Prior's dismissal precipitated the arrival of Andrew Flintoff to the crease for what was likely to be his penultimate innings in Test cricket. Flintoff played uneasily for 7 before becoming yet another England player to succumb to waving his bat around outside off-stump, being caught by Haddin off the bowling of Johnson.

Trott was out just 20 minutes later in an unlucky end to a promising looking innings, losing his balance and being run out by Simon Katich at short leg, as Australia began to take a real stranglehold on the game. 

Broad and Swann slightly improved England's position, putting on 39 before Swann was caught behind off Siddle for 18. Broad finished on 26 not out and England will hope that he can get some help from the tail as they try to improve their position tomorrow morning. 

England can take a tiny amount of solace from the fact that part-time spinner Marcus North was able to extract turn and bounce from the pitch, although may feel slightly foolish in having left out spinner Monty Panesar on a turning wicket.
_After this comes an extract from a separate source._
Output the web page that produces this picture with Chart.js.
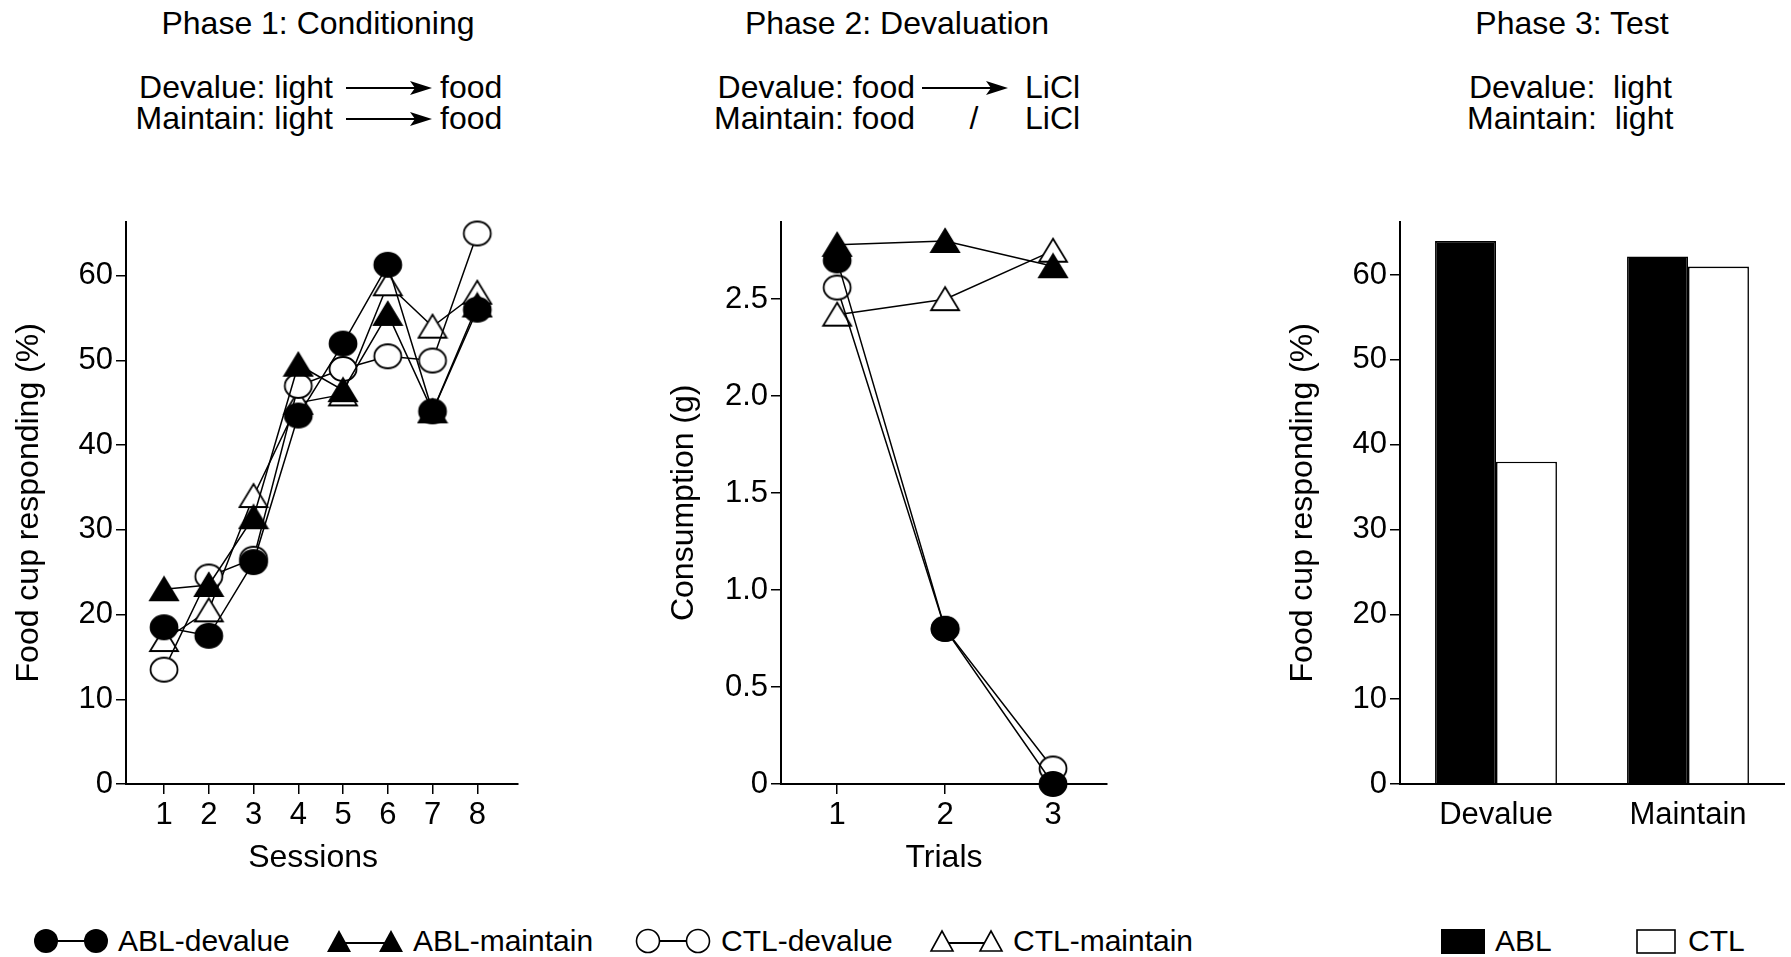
<!DOCTYPE html>
<html>
<head>
<meta charset="utf-8">
<script src="https://cdn.jsdelivr.net/npm/chart.js@4"></script>
<style>
  body { margin: 0; width: 1791px; height: 957px; background: #fff; position: relative; overflow: hidden;
         font-family: "Liberation Sans", Arial, sans-serif; color: #000; }
  .t { position: absolute; font-size: 32px; line-height: 31px; white-space: pre; }
  .c { transform: translateX(-50%); }
  .lg { position: absolute; font-size: 30px; line-height: 30px; white-space: pre; top: 926px; }
  svg, canvas { position: absolute; }
</style>
</head>
<body>

<!-- phase headers -->
<div class="t c" style="left:318px; top:8px">Phase 1: Conditioning</div>
<div class="t" style="right:1458px; top:72px">Devalue: light</div>
<div class="t" style="right:1458px; top:103px">Maintain: light</div>
<svg style="left:346px; top:81px" width="86" height="14"><line x1="0" y1="7" x2="72" y2="7" stroke="#000" stroke-width="2"/><polygon points="86,7 64,0 69,7 64,14" fill="#000"/></svg>
<svg style="left:346px; top:112px" width="86" height="14"><line x1="0" y1="7" x2="72" y2="7" stroke="#000" stroke-width="2"/><polygon points="86,7 64,0 69,7 64,14" fill="#000"/></svg>
<div class="t" style="left:440px; top:72px">food</div>
<div class="t" style="left:440px; top:103px">food</div>

<div class="t c" style="left:897px; top:8px">Phase 2: Devaluation</div>
<div class="t" style="right:876px; top:72px">Devalue: food</div>
<div class="t" style="right:876px; top:103px">Maintain: food</div>
<svg style="left:922px; top:81px" width="86" height="14"><line x1="0" y1="7" x2="72" y2="7" stroke="#000" stroke-width="2"/><polygon points="86,7 64,0 69,7 64,14" fill="#000"/></svg>
<div class="t c" style="left:974px; top:103px">/</div>
<div class="t" style="left:1025px; top:72px">LiCl</div>
<div class="t" style="left:1025px; top:103px">LiCl</div>

<div class="t c" style="left:1572px; top:8px">Phase 3: Test</div>
<div class="t" style="left:1469px; top:72px">Devalue:  light</div>
<div class="t" style="left:1467px; top:103px">Maintain:  light</div>

<canvas id="cond" width="538" height="680" style="left:0px; top:200px"></canvas>
<canvas id="deval" width="472" height="680" style="left:655px; top:200px"></canvas>
<canvas id="test" width="517" height="680" style="left:1274px; top:200px"></canvas>

<!-- legends -->
<svg style="left:32px; top:926px" width="80" height="30"><line x1="14" y1="15" x2="64" y2="15" stroke="#000" stroke-width="2"/><circle cx="14" cy="15" r="12" fill="#000"/><circle cx="64" cy="15" r="12" fill="#000"/></svg>
<div class="lg" style="left:118px">ABL-devalue</div>
<svg style="left:324px; top:926px" width="82" height="30"><line x1="15" y1="17" x2="67" y2="17" stroke="#000" stroke-width="2"/><polygon points="15,4 27,26 3,26" fill="#000"/><polygon points="67,4 79,26 55,26" fill="#000"/></svg>
<div class="lg" style="left:413px">ABL-maintain</div>
<svg style="left:634px; top:926px" width="80" height="30"><line x1="14" y1="15" x2="64" y2="15" stroke="#000" stroke-width="2"/><circle cx="14" cy="15" r="11.5" fill="#fff" stroke="#000" stroke-width="1.6"/><circle cx="64" cy="15" r="11.5" fill="#fff" stroke="#000" stroke-width="1.6"/></svg>
<div class="lg" style="left:721px">CTL-devalue</div>
<svg style="left:927px; top:926px" width="82" height="30"><line x1="15" y1="17" x2="64" y2="17" stroke="#000" stroke-width="2"/><polygon points="15,5 26,25 4,25" fill="#fff" stroke="#000" stroke-width="1.6"/><polygon points="64,5 75,25 53,25" fill="#fff" stroke="#000" stroke-width="1.6"/></svg>
<div class="lg" style="left:1013px">CTL-maintain</div>
<svg style="left:1441px; top:929px" width="44" height="25"><rect x="0" y="0" width="44" height="25" fill="#000"/></svg>
<div class="lg" style="left:1495px">ABL</div>
<svg style="left:1636px; top:929px" width="40" height="25"><rect x="1" y="1" width="38" height="23" fill="#fff" stroke="#000" stroke-width="1.6"/></svg>
<div class="lg" style="left:1688px">CTL</div>

<script>
// Phase 1: conditioning, food cup responding (%)
const sessions = [1, 2, 3, 4, 5, 6, 7, 8];
const condAblDevalue  = [18.5, 17.5, 26.2, 43.5, 52.0, 61.3, 44.0, 56.0];
const condAblMaintain = [23.0, 23.5, 31.5, 49.5, 46.5, 55.5, 44.0, 56.5];
const condCtlDevalue  = [13.5, 24.5, 26.6, 47.0, 49.0, 50.5, 50.0, 65.0];
const condCtlMaintain = [17.0, 20.5, 34.0, 45.0, 46.0, 59.0, 54.0, 58.0];

// Phase 2: devaluation, consumption (g)
const trials = [1, 2, 3];
const devAblDevalue  = [2.70, 0.80, 0.00];
const devAblMaintain = [2.78, 2.80, 2.67];
const devCtlDevalue  = [2.56, 0.80, 0.08];
const devCtlMaintain = [2.42, 2.50, 2.75];

// Phase 3: test, food cup responding (%)
const testGroups = ['Devalue', 'Maintain'];
const testAbl = [64.0, 62.2];
const testCtl = [38.0, 61.0];

// tick values
const pctTicks = [0, 10, 20, 30, 40, 50, 60];
const gramTicks = [0, 0.5, 1.0, 1.5, 2.0, 2.5];

Chart.defaults.font.family = '"Liberation Sans", Arial, sans-serif';
Chart.defaults.font.size = 31;
Chart.defaults.color = '#000';
Chart.defaults.animation = false;

const FONT_TITLE = { size: 32 };

// slightly wide markers, like the printed figure
function marker(shape, filled) {
    const c = document.createElement('canvas');
    c.width = 32; c.height = 28;
    const g = c.getContext('2d');
    g.beginPath();
    if (shape === 'circle') {
        g.ellipse(16, 14, 13.5, 12, 0, 0, Math.PI * 2);
    } else {
        g.moveTo(16, 2); g.lineTo(30, 25); g.lineTo(2, 25); g.closePath();
    }
    g.fillStyle = filled ? '#000' : '#fff';
    g.fill();
    g.lineWidth = 1.8;
    g.strokeStyle = '#000';
    g.stroke();
    return c;
}

function yAxis(ticks, max, title, fmt) {
    return {
        min: 0,
        max: max,
        afterFit: s => { s.width = 126; },
        afterBuildTicks: s => { s.ticks = ticks.map(v => ({ value: v })); },
        grid: { drawOnChartArea: false, drawTicks: true, tickLength: 10, color: '#000', lineWidth: 1.5 },
        border: { display: true, color: '#000', width: 2 },
        ticks: { padding: 3, callback: fmt },
        title: { display: true, text: title, font: FONT_TITLE, padding: { top: 10, bottom: 0 } }
    };
}

function xTitle(text) {
    return { display: true, text: text, font: FONT_TITLE, padding: { top: 0, bottom: 3 } };
}

function series(label, xs, ys, shape, filled) {
    return {
        label: label,
        data: ys.map((v, i) => ({ x: xs[i], y: v })),
        borderColor: '#000',
        borderWidth: 1.5,
        pointStyle: marker(shape, filled),
        pointRadius: 14,
        tension: 0,
        clip: false
    };
}

function lineChart(id, xs, sets, xMin, xMax, yTicks, yMax, xLabel, yLabel, fmt) {
    new Chart(document.getElementById(id), {
        type: 'line',
        data: {
            datasets: [
                series('ABL-devalue', xs, sets[0], 'circle', true),
                series('ABL-maintain', xs, sets[1], 'triangle', true),
                series('CTL-devalue', xs, sets[2], 'circle', false),
                series('CTL-maintain', xs, sets[3], 'triangle', false)
            ]
        },
        options: {
            responsive: false,
            devicePixelRatio: 1,
            layout: { padding: { top: 20, right: 20, bottom: 0, left: 0 } },
            plugins: { legend: { display: false }, tooltip: { enabled: false } },
            scales: {
                x: {
                    type: 'linear',
                    min: xMin,
                    max: xMax,
                    afterFit: s => { s.height = 96; },
                    afterBuildTicks: s => { s.ticks = xs.map(v => ({ value: v })); },
                    grid: { drawOnChartArea: false, drawTicks: true, tickLength: 10, color: '#000', lineWidth: 1.5 },
                    border: { display: true, color: '#000', width: 2 },
                    ticks: { padding: 3, maxRotation: 0, autoSkip: false },
                    title: xTitle(xLabel)
                },
                y: yAxis(yTicks, yMax, yLabel, fmt)
            }
        }
    });
}

lineChart('cond', sessions,
    [condAblDevalue, condAblMaintain, condCtlDevalue, condCtlMaintain],
    0.15, 8.91, pctTicks, 66.4, 'Sessions  ', 'Food cup responding (%)', v => String(v));

lineChart('deval', trials,
    [devAblDevalue, devAblMaintain, devCtlDevalue, devCtlMaintain],
    0.48, 3.5, gramTicks, 2.9, 'Trials', 'Consumption (g)', v => v === 0 ? '0' : v.toFixed(1));

new Chart(document.getElementById('test'), {
    type: 'bar',
    data: {
        labels: testGroups,
        datasets: [
            { label: 'ABL', data: testAbl, backgroundColor: '#000', borderColor: '#000', borderWidth: 1.6,
              categoryPercentage: 0.635, barPercentage: 1 },
            { label: 'CTL', data: testCtl, backgroundColor: '#fff', borderColor: '#000', borderWidth: 1.6,
              categoryPercentage: 0.635, barPercentage: 1 }
        ]
    },
    options: {
        responsive: false,
        devicePixelRatio: 1,
        layout: { padding: { top: 20, right: 7, bottom: 0, left: 0 } },
        plugins: { legend: { display: false }, tooltip: { enabled: false } },
        scales: {
            x: {
                afterFit: s => { s.height = 96; },
                grid: { drawOnChartArea: false, drawTicks: true, tickLength: 10, color: 'rgba(0,0,0,0)' },
                border: { display: true, color: '#000', width: 2 },
                ticks: { padding: 3, maxRotation: 0 }
            },
            y: yAxis(pctTicks, 66.3, 'Food cup responding (%)', v => String(v))
        }
    }
});
</script>
</body>
</html>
Australia's bowlers, in particular Peter Siddle, deserve praise for the persistence, however, many of the England batsmen will look back on their dismissals as foolish, five of them playing at balls outside the off stump that they should have left well alone.

Nonetheless, Ian Bell and Andrew Strauss may have every right to feel slightly aggrieved, as television replays suggested that both were given out off no balls, Bell in particular falling to a Siddle delivery that replays suggests was bowled at least 8 inches in front of the crease.

Play resumes again tomorrow at 11 a.m. BST.